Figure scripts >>
※ ※ ※

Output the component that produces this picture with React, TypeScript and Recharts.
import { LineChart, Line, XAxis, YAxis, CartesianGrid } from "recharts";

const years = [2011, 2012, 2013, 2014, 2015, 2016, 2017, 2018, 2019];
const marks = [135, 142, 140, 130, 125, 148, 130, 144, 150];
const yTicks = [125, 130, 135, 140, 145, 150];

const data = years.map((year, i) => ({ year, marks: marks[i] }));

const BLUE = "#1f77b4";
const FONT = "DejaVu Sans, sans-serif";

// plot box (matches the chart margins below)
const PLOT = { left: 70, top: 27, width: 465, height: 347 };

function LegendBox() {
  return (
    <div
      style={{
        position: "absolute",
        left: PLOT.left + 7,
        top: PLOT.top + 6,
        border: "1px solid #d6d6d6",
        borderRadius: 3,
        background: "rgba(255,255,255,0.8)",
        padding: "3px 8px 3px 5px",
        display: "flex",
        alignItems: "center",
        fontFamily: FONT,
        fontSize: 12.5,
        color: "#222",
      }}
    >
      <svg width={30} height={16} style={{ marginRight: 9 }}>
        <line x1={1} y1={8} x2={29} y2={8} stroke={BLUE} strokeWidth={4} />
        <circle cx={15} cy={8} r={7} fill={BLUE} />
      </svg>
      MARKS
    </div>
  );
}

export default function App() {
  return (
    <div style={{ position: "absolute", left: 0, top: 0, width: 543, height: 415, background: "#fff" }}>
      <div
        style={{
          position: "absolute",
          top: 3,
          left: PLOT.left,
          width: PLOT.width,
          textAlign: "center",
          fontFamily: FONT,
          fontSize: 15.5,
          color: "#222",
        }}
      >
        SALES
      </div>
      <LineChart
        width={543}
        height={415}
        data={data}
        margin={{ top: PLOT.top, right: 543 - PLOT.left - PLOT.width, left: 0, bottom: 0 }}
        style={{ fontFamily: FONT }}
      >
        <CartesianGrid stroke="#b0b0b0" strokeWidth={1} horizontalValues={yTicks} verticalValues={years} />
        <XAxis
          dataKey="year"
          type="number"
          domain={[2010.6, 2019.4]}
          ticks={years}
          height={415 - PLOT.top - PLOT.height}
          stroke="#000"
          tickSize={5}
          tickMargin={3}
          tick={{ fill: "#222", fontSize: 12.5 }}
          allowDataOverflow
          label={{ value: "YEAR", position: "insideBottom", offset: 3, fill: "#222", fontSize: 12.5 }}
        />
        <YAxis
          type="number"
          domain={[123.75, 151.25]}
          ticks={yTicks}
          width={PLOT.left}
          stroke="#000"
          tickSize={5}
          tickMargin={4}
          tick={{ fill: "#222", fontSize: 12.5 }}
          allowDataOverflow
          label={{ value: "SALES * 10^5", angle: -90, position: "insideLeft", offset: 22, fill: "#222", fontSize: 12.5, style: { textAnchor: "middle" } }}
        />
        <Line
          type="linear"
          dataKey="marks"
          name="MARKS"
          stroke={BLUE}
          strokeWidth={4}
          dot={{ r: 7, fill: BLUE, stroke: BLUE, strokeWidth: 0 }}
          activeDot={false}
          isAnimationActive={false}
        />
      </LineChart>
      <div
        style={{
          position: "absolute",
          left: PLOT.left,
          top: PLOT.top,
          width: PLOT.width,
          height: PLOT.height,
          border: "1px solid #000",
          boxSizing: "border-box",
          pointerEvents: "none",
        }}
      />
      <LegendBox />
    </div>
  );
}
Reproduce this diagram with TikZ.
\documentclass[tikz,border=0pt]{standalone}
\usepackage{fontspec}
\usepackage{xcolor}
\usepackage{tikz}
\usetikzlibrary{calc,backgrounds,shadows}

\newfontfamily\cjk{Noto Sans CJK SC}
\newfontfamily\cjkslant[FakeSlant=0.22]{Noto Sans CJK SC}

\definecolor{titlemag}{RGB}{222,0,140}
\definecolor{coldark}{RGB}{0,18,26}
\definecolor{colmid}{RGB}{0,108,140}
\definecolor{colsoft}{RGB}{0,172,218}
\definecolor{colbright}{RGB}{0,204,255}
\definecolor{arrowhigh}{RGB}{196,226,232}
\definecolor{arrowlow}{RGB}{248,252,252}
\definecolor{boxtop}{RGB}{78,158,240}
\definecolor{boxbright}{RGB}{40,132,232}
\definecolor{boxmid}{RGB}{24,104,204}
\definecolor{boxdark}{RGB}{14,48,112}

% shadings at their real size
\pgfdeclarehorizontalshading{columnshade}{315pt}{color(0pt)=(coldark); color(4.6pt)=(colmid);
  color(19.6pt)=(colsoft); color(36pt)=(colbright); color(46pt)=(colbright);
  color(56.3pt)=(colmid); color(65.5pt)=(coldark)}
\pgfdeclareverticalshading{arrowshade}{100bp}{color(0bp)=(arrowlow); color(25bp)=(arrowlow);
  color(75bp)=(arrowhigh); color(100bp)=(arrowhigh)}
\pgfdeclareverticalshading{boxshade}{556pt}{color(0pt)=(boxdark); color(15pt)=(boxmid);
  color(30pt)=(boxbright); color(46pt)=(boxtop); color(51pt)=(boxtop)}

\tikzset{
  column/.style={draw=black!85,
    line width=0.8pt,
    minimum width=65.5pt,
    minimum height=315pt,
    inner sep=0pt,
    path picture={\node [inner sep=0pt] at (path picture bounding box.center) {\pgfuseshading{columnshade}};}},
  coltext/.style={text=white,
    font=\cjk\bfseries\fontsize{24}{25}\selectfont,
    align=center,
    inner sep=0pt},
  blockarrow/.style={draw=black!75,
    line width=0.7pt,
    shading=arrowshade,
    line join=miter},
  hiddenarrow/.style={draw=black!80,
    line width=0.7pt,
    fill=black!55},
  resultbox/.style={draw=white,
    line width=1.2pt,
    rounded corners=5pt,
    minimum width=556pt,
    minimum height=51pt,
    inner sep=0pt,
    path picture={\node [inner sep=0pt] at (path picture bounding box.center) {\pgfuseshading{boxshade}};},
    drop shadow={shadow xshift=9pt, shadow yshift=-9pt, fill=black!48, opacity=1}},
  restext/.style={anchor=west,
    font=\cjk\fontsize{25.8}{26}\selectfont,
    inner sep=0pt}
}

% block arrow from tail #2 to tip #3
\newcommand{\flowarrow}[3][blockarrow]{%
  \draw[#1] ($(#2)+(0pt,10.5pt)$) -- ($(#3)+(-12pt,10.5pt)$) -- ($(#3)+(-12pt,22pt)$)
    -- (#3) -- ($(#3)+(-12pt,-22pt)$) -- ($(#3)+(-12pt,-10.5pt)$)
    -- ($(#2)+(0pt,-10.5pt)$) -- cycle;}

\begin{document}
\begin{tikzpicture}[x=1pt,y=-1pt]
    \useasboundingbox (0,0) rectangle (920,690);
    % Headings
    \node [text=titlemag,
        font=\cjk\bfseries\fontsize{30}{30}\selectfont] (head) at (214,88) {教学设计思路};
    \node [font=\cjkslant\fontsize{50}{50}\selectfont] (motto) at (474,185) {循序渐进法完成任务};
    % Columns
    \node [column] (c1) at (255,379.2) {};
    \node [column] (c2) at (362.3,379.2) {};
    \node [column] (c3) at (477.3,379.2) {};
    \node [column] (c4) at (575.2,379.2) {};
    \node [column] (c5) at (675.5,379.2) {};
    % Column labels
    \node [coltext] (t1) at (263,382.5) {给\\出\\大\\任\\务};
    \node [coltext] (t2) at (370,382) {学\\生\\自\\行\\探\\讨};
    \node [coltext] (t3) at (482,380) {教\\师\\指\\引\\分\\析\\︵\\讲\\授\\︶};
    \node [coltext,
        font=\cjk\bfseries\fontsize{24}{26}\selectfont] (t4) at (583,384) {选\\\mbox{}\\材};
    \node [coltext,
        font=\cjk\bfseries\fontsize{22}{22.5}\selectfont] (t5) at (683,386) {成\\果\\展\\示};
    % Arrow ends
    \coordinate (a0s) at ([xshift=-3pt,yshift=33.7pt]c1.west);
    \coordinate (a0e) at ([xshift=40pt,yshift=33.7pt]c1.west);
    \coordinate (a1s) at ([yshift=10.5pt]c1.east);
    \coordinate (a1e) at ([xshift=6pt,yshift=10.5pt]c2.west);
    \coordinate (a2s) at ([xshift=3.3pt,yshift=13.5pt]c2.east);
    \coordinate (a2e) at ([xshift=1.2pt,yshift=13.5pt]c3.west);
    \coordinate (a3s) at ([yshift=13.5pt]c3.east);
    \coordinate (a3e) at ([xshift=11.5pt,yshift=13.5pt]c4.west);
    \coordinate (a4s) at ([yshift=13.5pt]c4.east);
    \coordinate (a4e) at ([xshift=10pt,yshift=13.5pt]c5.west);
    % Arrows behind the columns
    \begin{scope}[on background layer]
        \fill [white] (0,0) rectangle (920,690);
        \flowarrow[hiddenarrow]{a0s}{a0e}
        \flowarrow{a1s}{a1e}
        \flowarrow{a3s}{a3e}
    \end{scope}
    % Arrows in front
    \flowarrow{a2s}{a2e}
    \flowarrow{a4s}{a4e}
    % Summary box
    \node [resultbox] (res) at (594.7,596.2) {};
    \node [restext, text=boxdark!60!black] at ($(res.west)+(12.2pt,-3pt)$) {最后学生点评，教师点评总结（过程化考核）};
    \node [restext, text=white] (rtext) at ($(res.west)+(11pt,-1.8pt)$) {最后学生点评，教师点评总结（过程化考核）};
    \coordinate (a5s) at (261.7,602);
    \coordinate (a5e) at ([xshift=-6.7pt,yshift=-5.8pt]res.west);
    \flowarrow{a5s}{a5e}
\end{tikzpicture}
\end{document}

※ ※ ※

AIM OF THE EXERCISE >> Quote the records from their first line to the line with "const data = years.map((year, i)", inclusive, without adding or dropping anything.

REPLY TO THE TASK >>
Output the component that produces this picture with React, TypeScript and Recharts.
import { LineChart, Line, XAxis, YAxis, CartesianGrid } from "recharts";

const years = [2011, 2012, 2013, 2014, 2015, 2016, 2017, 2018, 2019];
const marks = [135, 142, 140, 130, 125, 148, 130, 144, 150];
const yTicks = [125, 130, 135, 140, 145, 150];

const data = years.map((year, i) => ({ year, marks: marks[i] }));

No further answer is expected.